Wtedy zadecydowałem, że  gdy ucieknę, to nie pójdę do domu, ale będę mieszkał na ulicy.

Tak zrobiłem. Na ucieczce  zamieszkałem najpierw u kolegi, skąd jednak w krótkim czasie mnie wygoniono. Spałem więc w bramach. Zmęczony tym wszystkim i brudny chodziłem po mieszkaniach i zbierałem jedzenie. Dobrzy ludzie dawali? Na śmietnikach znajdowałem ciuchy.

Spotkałem kilka osób w moim wieku, którzy mieli podobną sytuację, nie mogli pójść do domu, bo nawet go nie mieli, bo ich tam nie chciano i podobnie jak ja, przebywali na ucieczkach z różnych placówek opiekuńczych.

Chodziliśmy w szóstkę po mieście, po ulicach bez celu, przez całą dobę. W końcu zaczęliśmy kraść, sięgnęliśmy po papierosy.

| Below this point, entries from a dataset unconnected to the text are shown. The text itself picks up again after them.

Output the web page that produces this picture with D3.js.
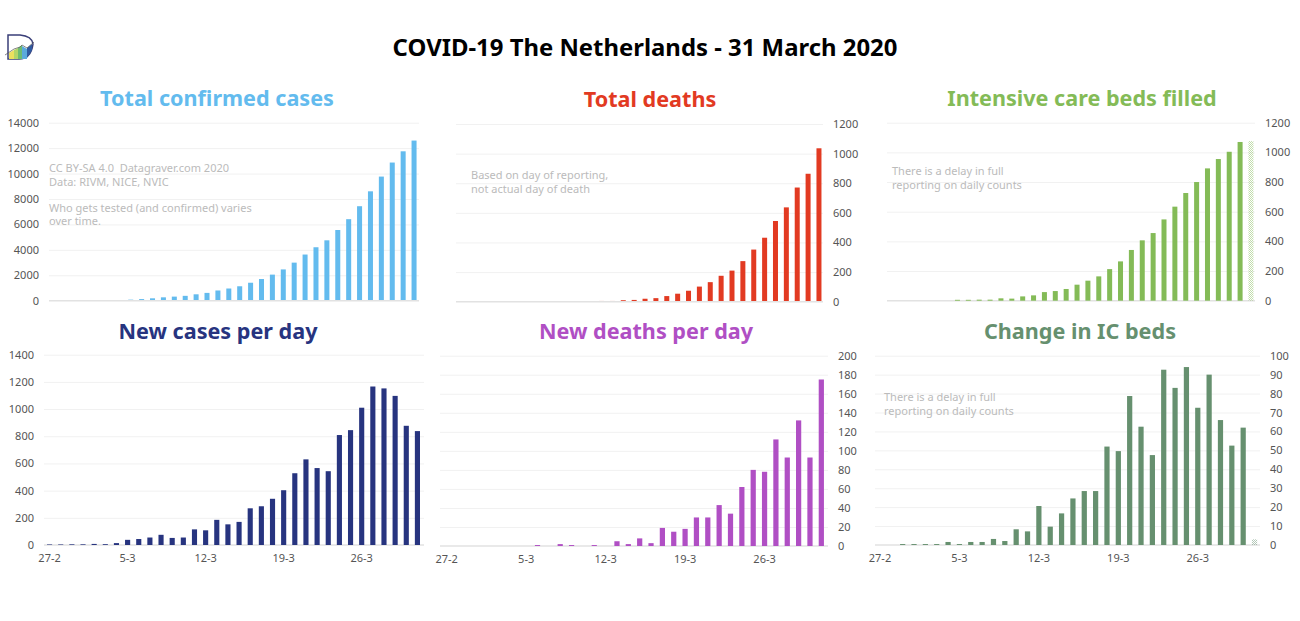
<!DOCTYPE html>
<html>
<head>
<meta charset="utf-8">
<script src="https://cdnjs.cloudflare.com/ajax/libs/d3/7.8.5/d3.min.js"></script>
<style>
    body { margin: 0; background: #fff; }
    svg { display: block; }
    text { font-family: "Noto Sans", sans-serif; }
</style>
</head>
<body>
<div id="chart"></div>
<script>
// One label per day, 27 Feb - 31 March 2020
const days = ["27-2","28-2","29-2","1-3","2-3","3-3","4-3","5-3","6-3","7-3","8-3","9-3","10-3","11-3","12-3","13-3","14-3","15-3","16-3","17-3","18-3","19-3","20-3","21-3","22-3","23-3","24-3","25-3","26-3","27-3","28-3","29-3","30-3","31-3"];
const weekTicks = ["27-2","5-3","12-3","19-3","26-3"];

const totalCases = [1,2,6,10,18,24,38,82,128,188,265,321,382,503,614,804,959,1135,1413,1705,2051,2460,2994,3631,4204,4749,5560,6412,7431,8603,9762,10866,11750,12595];
const totalDeaths = [0,0,0,0,0,0,0,0,1,1,3,4,4,5,5,10,12,20,24,38,54,74,102,132,175,210,274,352,432,545,637,771,864,1036];
const icBeds = [0,0,0,0,0,0,6,6,7,7,16,14,29,36,58,65,79,108,135,164,213,265,342,407,456,548,634,726,800,892,955,1004,1070,1076];
const newCases = [4,4,5,5,8,6,14,38,44,55,75,52,55,115,108,185,152,170,270,285,340,403,528,630,566,543,809,845,1010,1166,1152,1097,877,838];
const newDeaths = [0,0,0,0,0,0,0,0,1,0,2,1,0,1,0,5,2,8,3,19,15,18,30,30,43,34,62,80,78,112,93,132,93,175];
const icChange = [0,0,0.5,0.5,0.5,0.5,1.6,0.5,1.6,1.6,3.2,2.1,8.3,7.2,20.6,9.7,16.7,24.6,28.5,28.5,52,49.6,78.7,62.5,47.5,92.6,83,94,72.5,90,66,52.5,62,3];

const width = 1300, height = 621;

const panels = [
    { title: "Total confirmed cases", color: "#63bbee", values: totalCases, max: 14000, step: 2000, side: "left", baselineOnTop: true,
      gridX: [49, 419], barX: [49, 419.5], y: [300.7, 122.7], titleX: 217, titleY: 98,
      notes: [["CC BY-SA 4.0  Datagraver.com 2020", 49, 172], ["Data: RIVM, NICE, NVIC", 49, 186], ["Who gets tested (and confirmed) varies", 49, 212], ["over time.", 49, 225]] },
    { title: "Total deaths", color: "#e23a22", values: totalDeaths, max: 1200, step: 200, side: "right", baselineOnTop: true,
      gridX: [456, 823], barX: [454.8, 824.4], y: [301.7, 124], titleX: 650, titleY: 99,
      notes: [["Based on day of reporting,", 471, 179], ["not actual day of death", 471, 193]] },
    { title: "Intensive care beds filled", color: "#84bb57", values: icBeds, max: 1200, step: 200, side: "right", hatchLast: true,
      gridX: [887, 1255], barX: [886.8, 1256.4], y: [300.7, 122.7], titleX: 1082, titleY: 98,
      notes: [["There is a delay in full", 892, 175], ["reporting on daily counts", 892, 189]] },
    { title: "New cases per day", color: "#27347f", values: newCases, max: 1400, step: 200, side: "left", dates: true,
      gridX: [44, 424], barX: [44, 423], y: [545, 354.7], titleX: 218, titleY: 331, notes: [] },
    { title: "New deaths per day", color: "#b04fc4", values: newDeaths, max: 200, step: 20, side: "right", dates: true,
      gridX: [440, 828], barX: [441, 827], y: [546, 355.7], titleX: 646, titleY: 331, notes: [] },
    { title: "Change in IC beds", color: "#66906f", values: icChange, max: 100, step: 10, side: "right", dates: true, hatchLast: true,
      gridX: [875, 1260], barX: [874.3, 1260.2], y: [545, 355.7], titleX: 1080, titleY: 331,
      notes: [["There is a delay in full", 884, 401], ["reporting on daily counts", 884, 415]] }
];

const svg = d3.select("#chart")
    .append("svg")
    .attr("width", width)
    .attr("height", height);

const defs = svg.append("defs");

// Main title
svg.append("text")
    .attr("x", 645)
    .attr("y", 48)
    .attr("dy", "0.35em")
    .attr("text-anchor", "middle")
    .attr("font-size", 23.9)
    .attr("font-weight", 700)
    .attr("fill", "#000")
    .text("COVID-19 The Netherlands - 31 March 2020");

// Small logo, top left
const logo = svg.append("g");
logo.append("path").attr("d", "M8 35 H20 Q32 36 33 44 Q31 59 19 59 H8 Z").attr("fill", "#fff").attr("stroke", "#3a3f78").attr("stroke-width", 1.5);
logo.append("path").attr("d", "M9 59 V53 L14 50 V59 Z").attr("fill", "#ece05e");
logo.append("path").attr("d", "M14 59 V50 L18 48 V59 Z").attr("fill", "#b3d568");
logo.append("path").attr("d", "M18 59 V48 L22 45 V59 Z").attr("fill", "#6dbb72");
logo.append("path").attr("d", "M22 59 V46 L27 49 V59 Z").attr("fill", "#5aa9dc");
logo.append("path").attr("d", "M27 58 V48 L32 44 V50 Z").attr("fill", "#2f5aa0");
logo.append("path").attr("d", "M5 55 L14 49 L20 47 L22 45 L27 48 L34 42").attr("fill", "none").attr("stroke", "#555").attr("stroke-width", 0.7);

panels.forEach((panel, i) => drawPanel(panel, i));

function drawPanel(panel, index) {
    const xScale = d3.scaleBand()
        .domain(days)
        .range(panel.barX)
        .paddingInner(0.54)
        .paddingOuter(0.27);

    const yScale = d3.scaleLinear()
        .domain([0, panel.max])
        .range(panel.y);

    const yTicks = d3.range(0, panel.max + 1, panel.step);

    // Gridlines
    const grid = svg.append("g")
        .attr("transform", "translate(" + panel.gridX[0] + ",0)")
        .call(d3.axisRight(yScale).tickValues(yTicks.slice(1)).tickSize(panel.gridX[1] - panel.gridX[0]).tickFormat(""));
    grid.select(".domain").remove();
    grid.selectAll("line").attr("stroke", "#f1f1f1");

    function drawBaseline() {
        svg.append("line")
            .attr("x1", panel.gridX[0])
            .attr("x2", panel.gridX[1])
            .attr("y1", yScale(0))
            .attr("y2", yScale(0))
            .attr("stroke", "#e2e2e2")
            .attr("stroke-width", 1.5);
    }

    if (!panel.baselineOnTop) drawBaseline();

    // Faint dotted fill for the last, still incomplete day
    const patternId = "hatch" + index;
    if (panel.hatchLast) {
        const pattern = defs.append("pattern")
            .attr("id", patternId)
            .attr("width", 2)
            .attr("height", 2)
            .attr("patternUnits", "userSpaceOnUse");
        pattern.append("rect").attr("width", 1).attr("height", 1).attr("fill", panel.color).attr("opacity", 0.5);
        pattern.append("rect").attr("x", 1).attr("y", 1).attr("width", 1).attr("height", 1).attr("fill", panel.color).attr("opacity", 0.5);
    }

    // Bars
    svg.selectAll(".bar" + index)
        .data(panel.values)
        .enter()
        .append("rect")
        .attr("class", "bar" + index)
        .attr("x", (d, i) => xScale(days[i]))
        .attr("y", d => yScale(d))
        .attr("width", xScale.bandwidth())
        .attr("height", d => yScale(0) - yScale(d))
        .attr("fill", (d, i) => panel.hatchLast && i === days.length - 1 ? "url(#" + patternId + ")" : panel.color);

    if (panel.baselineOnTop) drawBaseline();

    // Value axis
    const isLeft = panel.side === "left";
    const axisFn = isLeft ? d3.axisLeft(yScale) : d3.axisRight(yScale);
    const yAxis = svg.append("g")
        .attr("transform", "translate(" + (isLeft ? panel.gridX[0] : panel.gridX[1]) + ",0)")
        .call(axisFn.tickValues(yTicks).tickSize(0).tickPadding(10).tickFormat(d3.format("d")));
    yAxis.select(".domain").remove();
    yAxis.selectAll("text")
        .attr("fill", "#555")
        .style("font-size", "11px");

    // Date axis, bottom row only
    if (panel.dates) {
        const xAxis = svg.append("g")
            .attr("transform", "translate(0," + yScale(0) + ")")
            .call(d3.axisBottom(xScale).tickValues(weekTicks).tickSize(0).tickPadding(9));
        xAxis.select(".domain").remove();
        xAxis.selectAll("text")
            .attr("fill", "#555")
            .style("font-size", "11px");
    }

    // Panel title
    svg.append("text")
        .attr("x", panel.titleX)
        .attr("y", panel.titleY)
        .attr("dy", "0.35em")
        .attr("text-anchor", "middle")
        .attr("font-size", 21.6)
        .attr("font-weight", 700)
        .attr("fill", panel.color)
        .text(panel.title);

    // Grey notes
    panel.notes.forEach(note => {
        svg.append("text")
            .attr("x", note[1])
            .attr("y", note[2])
            .attr("xml:space", "preserve")
            .attr("font-size", 11)
            .attr("fill", "#bbb")
            .text(note[0]);
    });
}
</script>
</body>
</html>
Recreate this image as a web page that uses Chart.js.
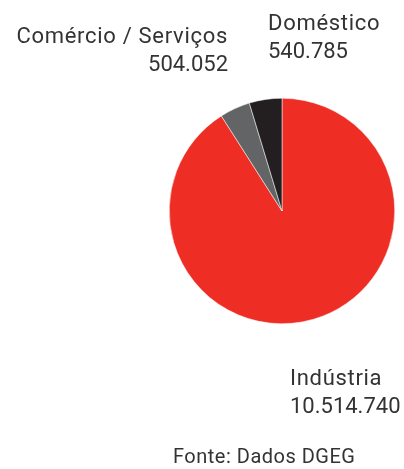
<!DOCTYPE html>
<html lang="pt">
<head>
<meta charset="utf-8">
<script src="https://cdn.jsdelivr.net/npm/chart.js@4"></script>
<style>
  html, body { margin: 0; padding: 0; background: #fff; }
  #wrap { position: relative; width: 404px; height: 469px; }
</style>
</head>
<body>
<div id="wrap"><canvas id="chartConsumo" width="404" height="469"></canvas></div>
<script>
// Consumo por sector
const sectores = ['Indústria', 'Comércio / Serviços', 'Doméstico'];
const consumos = [10514740, 504052, 540785];
const cores = ['#EE2E24', '#636466', '#231F20'];
const fonte = 'Fonte: Dados DGEG';

// separador de milhares com ponto
function formatar(n) {
    return String(n).replace(/\B(?=(\d{3})+(?!\d))/g, '.');
}

// onde fica cada etiqueta (nome + valor)
const posEtiquetas = [
    { x: 290, y: 385, align: 'left' },
    { x: 228, y: 43, align: 'right' },
    { x: 268, y: 30, align: 'left' }
];

const etiquetas = {
    id: 'etiquetas',
    afterDraw(chart) {
        const ctx = chart.ctx;
        ctx.save();
        ctx.fillStyle = '#333333';
        ctx.font = '22px Roboto';
        sectores.forEach((nome, i) => {
            const p = posEtiquetas[i];
            ctx.textAlign = p.align;
            ctx.letterSpacing = '0.7px';
            ctx.fillText(nome, p.x, p.y);
            ctx.letterSpacing = '0px';
            ctx.fillText(formatar(consumos[i]), p.x, p.y + 28);
        });
        ctx.font = '20px Roboto';
        ctx.textAlign = 'left';
        ctx.letterSpacing = '0.5px';
        ctx.fillText(fonte, 173, 463);
        ctx.restore();
    }
};

const ctxConsumo = document.getElementById('chartConsumo');
new Chart(ctxConsumo, {
    type: 'pie',
    data: {
        labels: sectores,
        datasets: [{
            data: consumos,
            backgroundColor: cores,
            borderColor: '#ffffff',
            borderWidth: 0.5
        }]
    },
    options: {
        responsive: false,
        animation: false,
        layout: { padding: { left: 169, right: 9, top: 98, bottom: 145 } },
        plugins: {
            legend: { display: false },
            tooltip: { enabled: false }
        }
    },
    plugins: [etiquetas]
});
</script>
</body>
</html>
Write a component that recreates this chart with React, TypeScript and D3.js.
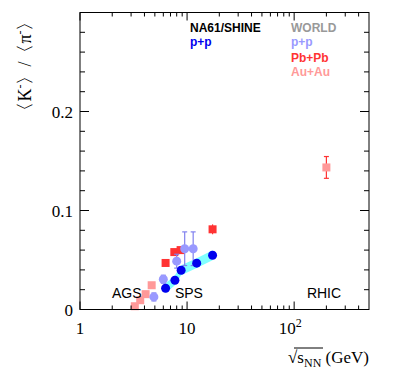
import React from "react";
import * as d3 from "d3";

// NA61/SHINE p+p
const na61Energy = [6.3, 7.7, 8.8, 12.3, 17.3];
const na61Ratio = [0.0215, 0.0296, 0.0397, 0.0468, 0.0548];
const na61Sys = [0.005, 0.005, 0.005, 0.005, 0.005];

// world p+p
const ppEnergy = [4.9, 6.0, 8.0, 9.5, 11.4];
const ppRatio = [0.0127, 0.0306, 0.0488, 0.0614, 0.0614];
const ppErr = [0.004, 0.004, 0.007, 0.017, 0.017];

// Pb+Pb
const pbEnergy = [6.3, 7.6, 8.7, 17.3];
const pbRatio = [0.047, 0.058, 0.06, 0.081];
const pbErr = [0, 0, 0, 0.005];

// Au+Au
const auEnergy = [3.25, 3.65, 4.1, 4.67, 200];
const auRatio = [0.0033, 0.0094, 0.0155, 0.0245, 0.1435];
const auErr = [0, 0, 0, 0, 0.011];

const xMajor = [1, 10, 100];
const xMinor = [2, 3, 4, 5, 6, 7, 8, 9, 20, 30, 40, 50, 60, 70, 80, 90, 200, 300, 400];
const yMajor = [0, 0.1, 0.2];
const yMinor = d3.range(0.02, 0.3, 0.02);
const regions = [
  { name: "AGS", e: 2.73 },
  { name: "SPS", e: 10.4 },
  { name: "RHIC", e: 190 },
];

const W = 399;
const H = 388;
const L = 80;
const R = 369;
const T = 12.5;
const B = 309.5;

const blue = "#0000ee";
const lav = "#9999ff";
const red = "#ff3333";
const pink = "#ff9999";

export default function App() {
  const x = d3.scaleLog().domain([1, 500]).range([L, R]);
  const y = d3.scaleLinear().domain([0, 0.3]).range([B, T]);

  const band = d3
    .area<number>()
    .x((_, i) => x(na61Energy[i]))
    .y0((d, i) => y(d - na61Sys[i]))
    .y1((d, i) => y(d + na61Sys[i]));

  const errBar = (e: number, v: number, err: number, color: string, key: string, cap = true) =>
    err > 0 ? (
      <g key={key} stroke={color} strokeWidth={1.2}>
        <line x1={x(e)} x2={x(e)} y1={y(v - err)} y2={y(v + err)} />
        {cap && (
          <>
            <line x1={x(e) - 2.5} x2={x(e) + 2.5} y1={y(v - err)} y2={y(v - err)} />
            <line x1={x(e) - 2.5} x2={x(e) + 2.5} y1={y(v + err)} y2={y(v + err)} />
          </>
        )}
      </g>
    ) : null;

  const serif = "'Liberation Serif', 'Times New Roman', serif";
  const sans = "'Liberation Sans', Arial, Helvetica, sans-serif";

  return (
    <svg
      width={W}
      height={H}
      style={{ position: "absolute", left: 0, top: 0, background: "#fff" }}
    >
      <rect width={W} height={H} fill="#fff" />

      {/* systematic band */}
      <path d={band(na61Ratio) || ""} fill="#80ffff" />

      {/* Au+Au */}
      {auEnergy.map((e, i) => errBar(e, auRatio[i], auErr[i], red, "ae" + i))}
      {auEnergy.map((e, i) => (
        <rect key={"a" + i} x={x(e) - 4} y={y(auRatio[i]) - 4} width={8} height={8} fill={pink} />
      ))}

      {/* Pb+Pb */}
      {pbEnergy.map((e, i) => errBar(e, pbRatio[i], pbErr[i], red, "pe" + i, false))}
      {pbEnergy.map((e, i) => (
        <rect key={"p" + i} x={x(e) - 4} y={y(pbRatio[i]) - 4} width={8} height={8} fill={red} />
      ))}

      {/* world p+p */}
      {ppEnergy.map((e, i) => errBar(e, ppRatio[i], ppErr[i], "#8080ee", "we" + i))}
      {ppEnergy.map((e, i) => (
        <circle key={"w" + i} cx={x(e)} cy={y(ppRatio[i])} r={4.5} fill={lav} />
      ))}

      {/* NA61 p+p */}
      {na61Energy.map((e, i) => (
        <circle key={"n" + i} cx={x(e)} cy={y(na61Ratio[i])} r={4.5} fill={blue} />
      ))}

      {/* frame */}
      <rect x={L} y={T} width={R - L} height={B - T} fill="none" stroke="#000" strokeWidth={1} />
      <g stroke="#000" strokeWidth={1}>
        {xMajor.map((v) => (
          <g key={"xm" + v}>
            <line x1={x(v)} x2={x(v)} y1={B} y2={B - 8} />
            <line x1={x(v)} x2={x(v)} y1={T} y2={T + 8} />
          </g>
        ))}
        {xMinor.map((v) => (
          <g key={"xn" + v}>
            <line x1={x(v)} x2={x(v)} y1={B} y2={B - 4} />
            <line x1={x(v)} x2={x(v)} y1={T} y2={T + 4} />
          </g>
        ))}
        {yMajor.map((v) => (
          <g key={"ym" + v}>
            <line x1={L} x2={L + 9} y1={y(v)} y2={y(v)} />
            <line x1={R} x2={R - 9} y1={y(v)} y2={y(v)} />
          </g>
        ))}
        {yMinor.map((v) => (
          <g key={"yn" + v}>
            <line x1={L} x2={L + 5} y1={y(v)} y2={y(v)} />
            <line x1={R} x2={R - 5} y1={y(v)} y2={y(v)} />
          </g>
        ))}
      </g>

      {/* tick labels */}
      <g fontFamily={serif} fontSize={17} fill="#000">
        <text x={x(1)} y={334} textAnchor="middle">1</text>
        <text x={x(10)} y={334} textAnchor="middle">10</text>
        <text x={x(100) - 4} y={334} textAnchor="middle">
          10<tspan dy={-7} fontSize={12}>2</tspan>
        </text>
        {yMajor.map((v) => (
          <text key={"yl" + v} x={73} y={y(v) + 6} textAnchor="end">
            {v === 0 ? "0" : v.toFixed(1)}
          </text>
        ))}
      </g>

      {/* axis titles */}
      <text
        transform={`translate(31,${T}) rotate(-90)`}
        textAnchor="end"
        fontFamily={serif}
        fontSize={18}
      >
        〈K<tspan dy={-7} fontSize={12}>-</tspan>
        <tspan dy={7}>〉/〈π</tspan>
        <tspan dy={-7} fontSize={12}>-</tspan>
        <tspan dy={7}>〉</tspan>
      </text>
      <g fontFamily={serif} fontSize={17}>
        <text x={R} y={363} textAnchor="end">
          √s<tspan dy={4} fontSize={12}>NN</tspan>
          <tspan dy={-4}> (GeV)</tspan>
        </text>
        <line x1={294} x2={323} y1={348} y2={348} stroke="#000" strokeWidth={1} />
      </g>

      {/* region labels */}
      <g fontFamily={sans} fontSize={14} textAnchor="middle">
        {regions.map((r) => (
          <text key={r.name} x={x(r.e)} y={298}>
            {r.name}
          </text>
        ))}
      </g>

      {/* legend */}
      <g fontFamily={sans} fontSize={12} fontWeight="bold">
        <text x={190} y={32} fill="#000">NA61/SHINE</text>
        <text x={190} y={46} fill={blue}>p+p</text>
        <text x={291} y={32} fill="#999">WORLD</text>
        <text x={291} y={46} fill={lav}>p+p</text>
        <text x={291} y={62} fill={red}>Pb+Pb</text>
        <text x={291} y={76} fill={pink}>Au+Au</text>
      </g>
    </svg>
  );
}
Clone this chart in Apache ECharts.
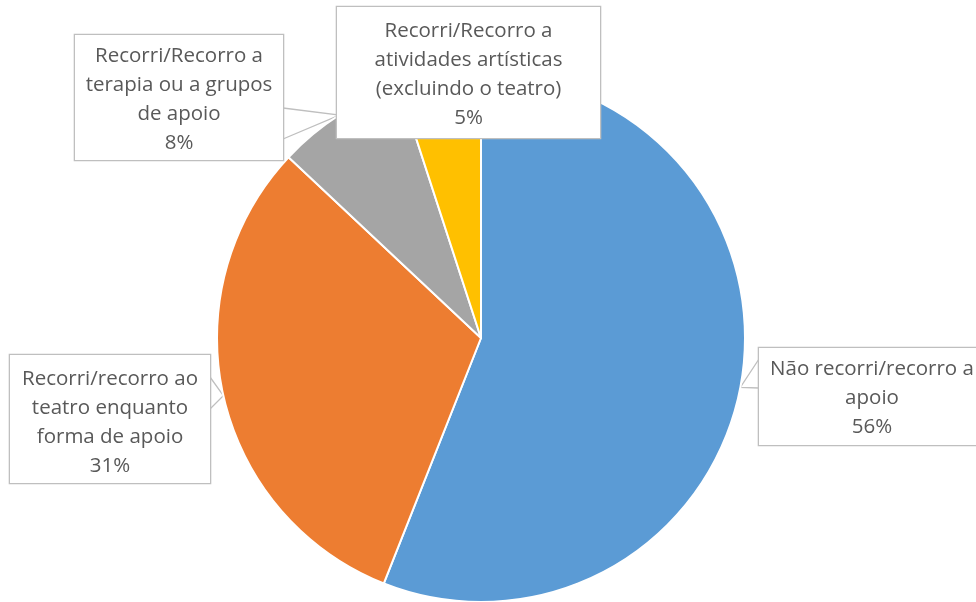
<!DOCTYPE html>
<html>
<head>
<meta charset="utf-8">
<script src="https://cdn.jsdelivr.net/npm/echarts@6/dist/echarts.min.js"></script>
<style>
  html, body { margin: 0; padding: 0; background: #ffffff; }
  #chart { width: 976px; height: 602px; }
</style>
</head>
<body>
<div id="chart"></div>
<script>
// Survey answers: use of support (shares in %)
const categories = [
  'Não recorri/recorro a\napoio',
  'Recorri/recorro ao\nteatro enquanto\nforma de apoio',
  'Recorri/Recorro a\nterapia ou a grupos\nde apoio',
  'Recorri/Recorro a\natividades artísticas\n(excluindo o teatro)'
];
const values = [56, 31, 8, 5];
const colors = ['#5B9BD5', '#ED7D31', '#A5A5A5', '#FFC000'];

// Callout boxes: centre x, top, width, height, text nudge, pointer base offsets from the top
const callouts = [
  { cx: 872, top: 348, w: 226, h: 97, shift: 2, base: [11, 40] },
  { cx: 110, top: 355, w: 200, h: 128, shift: 3.5, base: [22, 54] },
  { cx: 179, top: 35, w: 208, h: 125, shift: 2, base: [73, 104] },
  { cx: 468.5, top: 7, w: 263, h: 131, shift: 2, base: null }
];

const LINE_H = 29;
const PIE_CENTER = [481, 338];
const PIE_R = 264;

const total = values.reduce((a, b) => a + b, 0);
function sliceEdgePoint(i) {
  let cum = 0;
  for (let k = 0; k < i; k++) cum += values[k];
  const frac = (cum + values[i] / 2) / total;
  const a = frac * Math.PI * 2;
  return [PIE_CENTER[0] + PIE_R * Math.sin(a), PIE_CENTER[1] - PIE_R * Math.cos(a)];
}

const data = categories.map((name, i) => {
  const c = callouts[i];
  const lines = name.split('\n').length + 1;
  const pad = Math.max(0, (c.h - lines * LINE_H) / 2);
  return {
    name: name,
    value: values[i],
    itemStyle: { color: colors[i] },
    label: { width: c.w, padding: [pad + c.shift, 0, pad - c.shift, 0] },
    labelLine: { show: !!c.base }
  };
});

const chart = echarts.init(document.getElementById('chart'), null, { renderer: 'canvas' });
chart.setOption({
  animation: false,
  backgroundColor: '#ffffff',
  series: [{
    type: 'pie',
    center: PIE_CENTER,
    radius: PIE_R,
    startAngle: 90,
    clockwise: true,
    avoidLabelOverlap: false,
    data: data,
    itemStyle: { borderColor: '#ffffff', borderWidth: 2 },
    emphasis: { disabled: true },
    label: {
      show: true,
      position: 'outside',
      formatter: p => p.name + '\n' + p.value + '%',
      fontFamily: 'Open Sans',
      fontSize: 20.5,
      lineHeight: LINE_H,
      color: '#595959',
      align: 'center',
      backgroundColor: '#ffffff',
      borderColor: '#BFBFBF',
      borderWidth: 1.3
    },
    labelLine: {
      show: true,
      smooth: false,
      lineStyle: { color: '#BFBFBF', width: 1.3 }
    },
    labelLayout: function (params) {
      const i = params.dataIndex;
      const c = callouts[i];
      const out = { x: c.cx, y: c.top, align: 'center', verticalAlign: 'top' };
      if (c.base) {
        const tip = sliceEdgePoint(i);
        const edgeX = tip[0] < c.cx ? c.cx - c.w / 2 : c.cx + c.w / 2;
        out.labelLinePoints = [
          [edgeX, c.top + c.base[0]],
          tip,
          [edgeX, c.top + c.base[1]]
        ];
      }
      return out;
    }
  }]
});
</script>
</body>
</html>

Chodziliśmy po sklepach, gdzie jedna osoba zagadywała, a druga wynosiła wszystko, co się dało. Nie ważne, kto wynosił, kto jaką rolę odgrywał w tym teatrze, zawsze dzieliliśmy się równo.

Następnym etapem w moim życiu były narkotyki. Paliłem marihuanę. Po niej czułem się taki słaby, zmęczony, niewyspany. Miałem czerwone oczy, zwężone źrenice.

Tak chodziłem po mieście dniami i nocami. Nie wiedziałem, co mam ze sobą zrobić. W głębi serca wiedziałem jednak, że sam  muszę sobie dać radę, że nie mogę pójść do domu, bo nie chcę zaznać widoku moich rodziców w trakcie libacji alkoholowej. Wolałem być bezdomnym dzieckiem, który potrafi w zimie, na mrozie spać w przejściu podziemnym, gdzie było głośno od huku i zgrzytów przejeżdżających tramwajów, schowany w dziurze, przytulony do muru.

Nie zrażałem się warunkami. Byłem twardy, dalej robiłem swoje. Kradłem, piłem alkohol, paliłem papierosy. Chodziłem brudny, wychudzony po centrach handlowych i myślałem tylko, żeby coś ukraść. Coraz rzadziej myślałem o domu, o którym miałem złe wspomnienia, zacierające się wraz  z potęgującym się ogromnym żalem.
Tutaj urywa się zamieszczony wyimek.